Begin

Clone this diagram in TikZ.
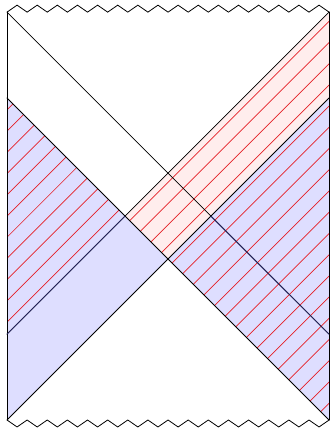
\documentclass[tikz,border=0pt]{standalone}
\usepackage{tkz-euclide}
\usetikzlibrary{calc}
\definecolor{ShellClr}{rgb}{0.87,0.87,1}
\definecolor{InfallClr}{rgb}{1,0.93,0.93}
\definecolor{HatchClr}{rgb}{0.9,0.12,0.15}
\definecolor{DarkClr}{rgb}{0.15,0.15,0.38}

\begin{document}
\begin{tikzpicture}[scale=1.8861]
\useasboundingbox (-0.1304,-0.1863) rectangle (6.0745,7.8236);

\tkzDefPoint(0,0){A}
\tkzDefPoint(6,0){B}
\tkzDefPoint(6,7.6){C}
\tkzDefPoint(0,7.6){D}

\tkzDefPoint(0,1.6){E}
\tkzDefPoint(0,6){F}
\tkzDefPoint(6,1.6){G}
\tkzDefPoint(6,6){H}

\tkzInterLL(F,B)(E,C) \tkzGetPoint{I1}
\tkzInterLL(F,B)(A,H) \tkzGetPoint{I2}
\tkzInterLL(D,G)(A,H) \tkzGetPoint{I3}

\tkzFillPolygon[fill=ShellClr](F,I2,A)
\tkzFillPolygon[fill=ShellClr](H,I2,B)
\tkzFillPolygon[fill=InfallClr](I1,C,H,I2)

\begin{scope}
\clip (F) -- (I1) -- (C) -- (B) -- (I2) -- (I1) -- (E) -- cycle;
\foreach \m in {-16,...,19}
  \draw[HatchClr,line width=0.7pt] (-1,{-0.7582+0.3953*\m}) -- (8,{8.2418+0.3953*\m});
\end{scope}

\tkzDrawSegments[line width=0.8pt,color=black](D,G F,B E,C A,H A,D B,C)
\tkzDrawSegments[line width=0.8pt,color=DarkClr](E,I1 I3,G)

\draw[line width=0.8pt] (D) \foreach \k in {1,...,16}{ -- ++(0.1875,0.13) -- ++(0.1875,-0.13)};
\draw[line width=0.8pt] (A) \foreach \k in {1,...,16}{ -- ++(0.1875,-0.13) -- ++(0.1875,0.13)};

\end{tikzpicture}
\end{document}
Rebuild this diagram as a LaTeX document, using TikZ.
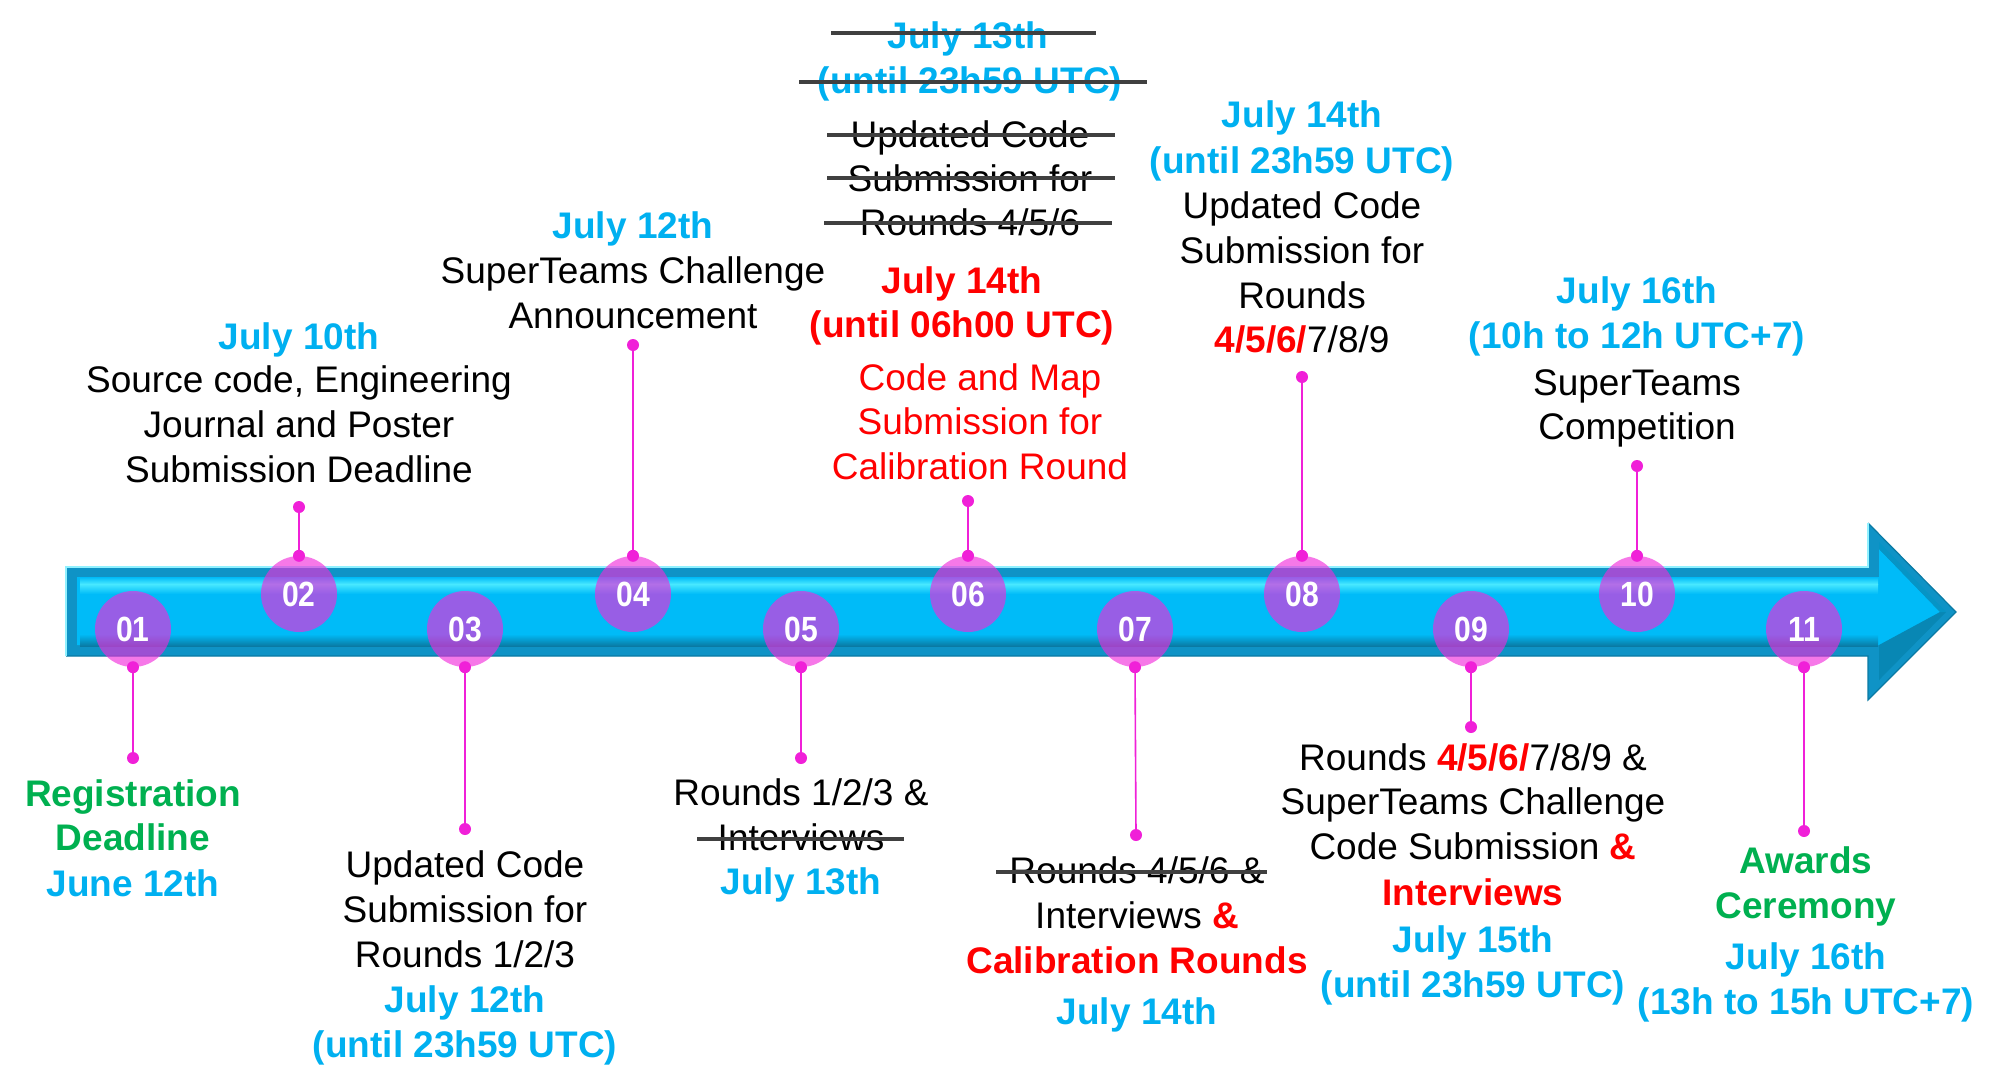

End

Pick out and copy the lines of the material that include the word "this".

Clone this diagram in TikZ.
Rebuild this diagram as a LaTeX document, using TikZ.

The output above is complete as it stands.